Influence of impeding horizontal force around the center of mass on common neural drives to ankle muscles during gait

We aimed to investigate the influence of impeding horizontal force around the COM during gait on common neural drives to ankle muscles using the EMG-EMG coherence analyses.

Twenty healthy young adults with right-leg dominance performed three gait conditions for each 5 min; normal gait without additional horizontal force and gait with aiding and impeding horizontal forces around the waist at the second sacral spine level. The aiding and impeding horizontal forces were applied in the sagittal plane via a horizontal rope connected to a waist belt and suspended a 5% body weight container. Reflective markers were applied on the heels on both sides, head of the fifth metatarsal head, lateral malleolus, lateral knee joint space, and greater trochanter on the right side, and the first metatarsal head on the left side of the participants. Motion analyses in the sagittal plane were performed to evaluate the trailing limb angle (TLA) as an indicator of forward propulsion, which was calculated as the angle between the line connecting the greater trochanter and the fifth metatarsal head and vertical axis to the floor at terminal stance on the right side. The average EMG-EMG coherence of the proximal and distal parts of the tibialis anterior muscle (TA-TA) and medialis and lateralis gastrocnemius muscles (MG-LG) in the 7.5 to 15 Hz (alpha) and 15 to 35 Hz (beta) frequency bands were calculated during the three gait conditions using each 200 gait cycles.
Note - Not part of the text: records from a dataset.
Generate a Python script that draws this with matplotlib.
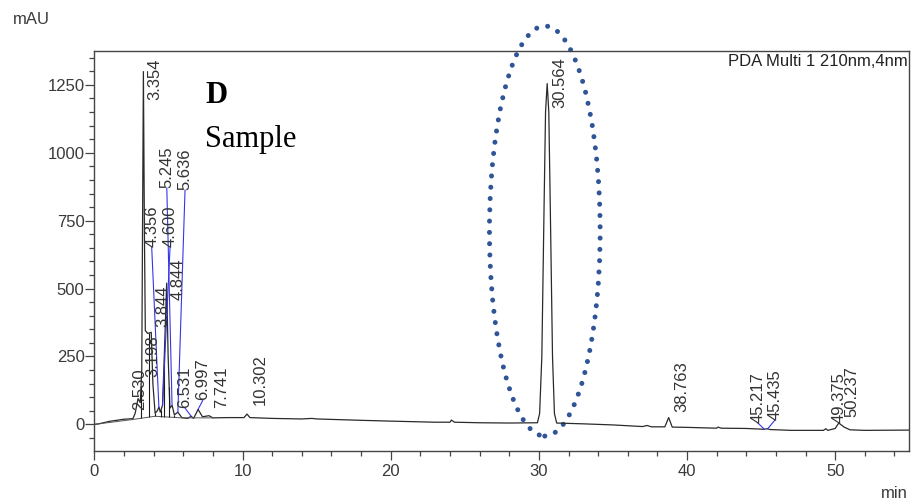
import numpy as np
import matplotlib
matplotlib.use("Agg")
import matplotlib.pyplot as plt
from matplotlib.patches import Ellipse
from matplotlib.ticker import MultipleLocator

# chromatogram trace (time in min, signal in mAU)
trace_t = [0.0, 0.3, 1.0, 2.0, 2.6, 2.75, 2.95, 3.1, 3.2, 3.31, 3.38, 3.44, 3.6, 3.84, 3.95, 4.1,
           4.25, 4.36, 4.45, 4.6, 4.72, 4.88, 4.98, 5.1, 5.25, 5.4, 5.64, 5.9, 6.3, 6.53, 6.7,
           7.0, 7.3, 7.74, 8.0, 9.0, 10.1, 10.3, 10.5, 12.0, 14.0, 14.7, 15.0, 18.0, 20.0,
           23.0, 24.0, 24.1, 24.3, 26.0, 28.0, 29.9, 30.05, 30.2, 30.35, 30.45, 30.56, 30.67,
           30.77, 30.92, 31.05, 31.2,
           33.0, 35.0, 37.0, 37.3, 37.6, 38.5, 38.76, 39.0, 40.0, 42.0, 42.1, 42.3, 44.0,
           45.2, 45.4, 45.6, 47.0, 49.2, 49.37, 49.5, 50.0, 50.24, 50.6, 51.0, 52.0, 55.0]
trace_y = [0, 2, 11, 19, 21, 40, 95, 80, 200, 1299, 700, 345, 335, 339, 150, 41,
           50, 64, 45, 70, 250, 520, 250, 60, 70, 35, 45, 25, 22, 30, 22,
           55, 28, 32, 24, 25, 25, 38, 25, 22, 20, 22, 20, 15, 12,
           8, 8, 16, 8, 6, 5, 6, 40, 250, 800, 1150, 1255, 1150,
           800, 250, 40, 5,
           2, -2, -8, -4, -9, -9, 25, -10, -11, -14, -10, -14, -15,
           -18, -16, -19, -22, -22, -16, -22, -15, 5, -10, -20, -22, -21]

# peak labels
peak_rt = [2.530, 3.198, 3.354, 3.844, 4.356, 4.600, 4.844, 5.245, 5.636, 6.531, 6.997,
           7.741, 10.302, 30.564, 38.763, 45.217, 45.435, 49.375, 50.237]
label_x = [3.08, 3.96, 4.10, 4.64, 3.87, 5.11, 5.65, 4.89, 6.12, 6.12, 7.33,
           8.62, 11.18, 31.42, 39.64, 44.78, 45.93, 50.25, 51.15]
label_y = [53, 175, 1195, 359, 653, 653, 458, 871, 863, 60, 90,
           60, 71, 1166, 45, 5, 16, 5, 27]
leader = [False, False, False, False, True, True, False, True, True, True, True,
          False, False, False, False, True, True, False, False]

# integration drop lines
drop_t = [3.15, 3.71, 4.1, 4.5, 4.72, 5.05, 5.4, 5.9]
baseline_t = [0.0, 2.6, 4.1, 5.9, 8.0]
baseline_y = [0, 18, 30, 24, 24]

fig = plt.figure(figsize=(9.16, 5.04), dpi=100)
ax = fig.add_axes([0.103, 0.1057, 0.8897, 0.7937])

ax.plot(trace_t, trace_y, color="#2a2a2a", lw=0.9)
ax.plot(baseline_t, baseline_y, color="#555555", lw=0.7)
drop_v = np.interp(drop_t, trace_t, trace_y)
base_v = np.interp(drop_t, baseline_t, baseline_y)
ax.vlines(drop_t, base_v, drop_v, color="#1a1a1a", lw=0.8)

for rt, lx, ly, lead, in zip(peak_rt, label_x, label_y, leader):
    ax.text(lx, ly, f"{rt:.3f}", rotation=90, ha="center", va="bottom",
            fontsize=12, family="Liberation Sans", color="#333333")
    if lead:
        ax.plot([lx, rt], [ly, np.interp(rt, trace_t, trace_y)], color="#3535e8", lw=0.8)

# dotted ellipse around the main peak
ell = Ellipse((30.4, 712), 7.47, 1510, fill=False, edgecolor="#2F5597", lw=3.6,
              linestyle=(0, (0.01, 2.25)), clip_on=False)
ell.set_capstyle("round")
ax.add_patch(ell)

ax.text(0.998, 0.992, "PDA Multi 1 210nm,4nm", transform=ax.transAxes, ha="right", va="top",
        fontsize=12, family="Liberation Sans", color="#222222")
ax.text(0.136, 0.869, "D", transform=ax.transAxes, fontsize=22, fontweight="bold",
        family="Liberation Serif", va="baseline")
ax.text(0.136, 0.759, "Sample", transform=ax.transAxes, fontsize=22,
        family="Liberation Serif", va="baseline")

ax.set_xlim(0, 55)
ax.set_ylim(-97, 1376)
ax.xaxis.set_major_locator(MultipleLocator(10))
ax.xaxis.set_minor_locator(MultipleLocator(2))
ax.yaxis.set_major_locator(MultipleLocator(250))
ax.yaxis.set_minor_locator(MultipleLocator(50))
ax.tick_params(which="major", direction="out", length=6.5, width=0.9, color="#444444",
               labelsize=12, labelcolor="#3a3a3a")
ax.tick_params(which="minor", direction="out", length=3.6, width=0.9, color="#444444")
ax.tick_params(axis="y", pad=0.5)
ax.tick_params(axis="x", pad=3)
for lab in ax.get_xticklabels() + ax.get_yticklabels():
    lab.set_family("Liberation Sans")
for sp in ax.spines.values():
    sp.set_color("#444444")
    sp.set_linewidth(1.0)

fig.text(13 / 916, 1 - 19 / 504, "mAU", fontsize=12, family="Liberation Sans",
         color="#3a3a3a", va="center", ha="left")
fig.text(908 / 916, 1 - 494 / 504, "min", fontsize=12, family="Liberation Sans",
         color="#3a3a3a", va="center", ha="right")

fig.savefig("out.png", dpi=100)
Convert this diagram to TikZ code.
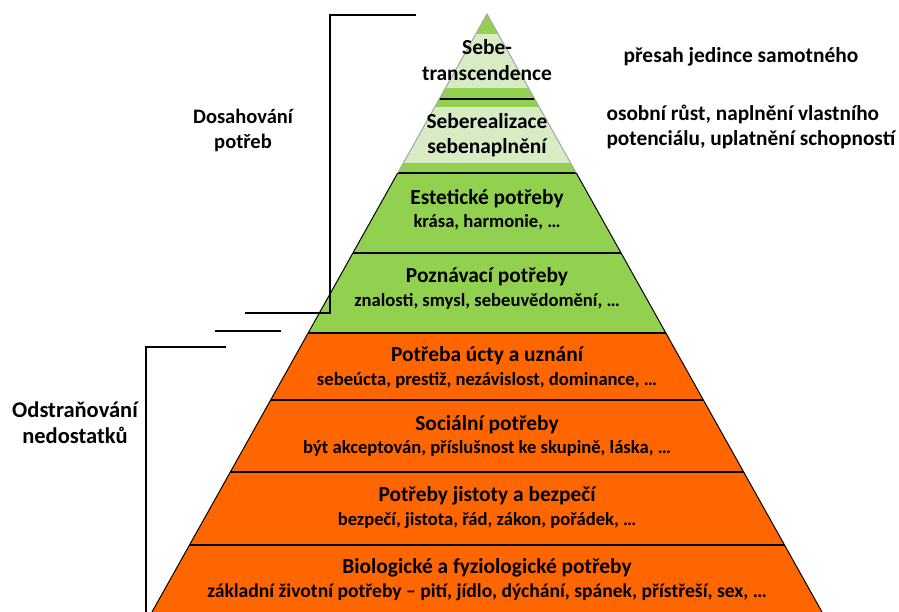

TLA significantly increased in the impeding force condition than the normal gait and aiding force condition. MG-LG coherence in the alpha band significantly increased in the impeding force condition than the normal gait and aiding force condition, whereas MG-LG coherence in the beta band significantly increased in the impeding force condition only compared to the aiding force condition.

Impeding horizontal force around the COM during gait could increase forward propulsion due to the common neural drives primarily from the subcortical origin such as the spinal origin, with some cortical involvement, to triceps surae muscles.

Gait training with impeding horizontal force increases the forward propulsion and common neural drive from the subcortical origin, which may be an effective physiotherapy practice for improving gait function in patients with central nervous system disorders.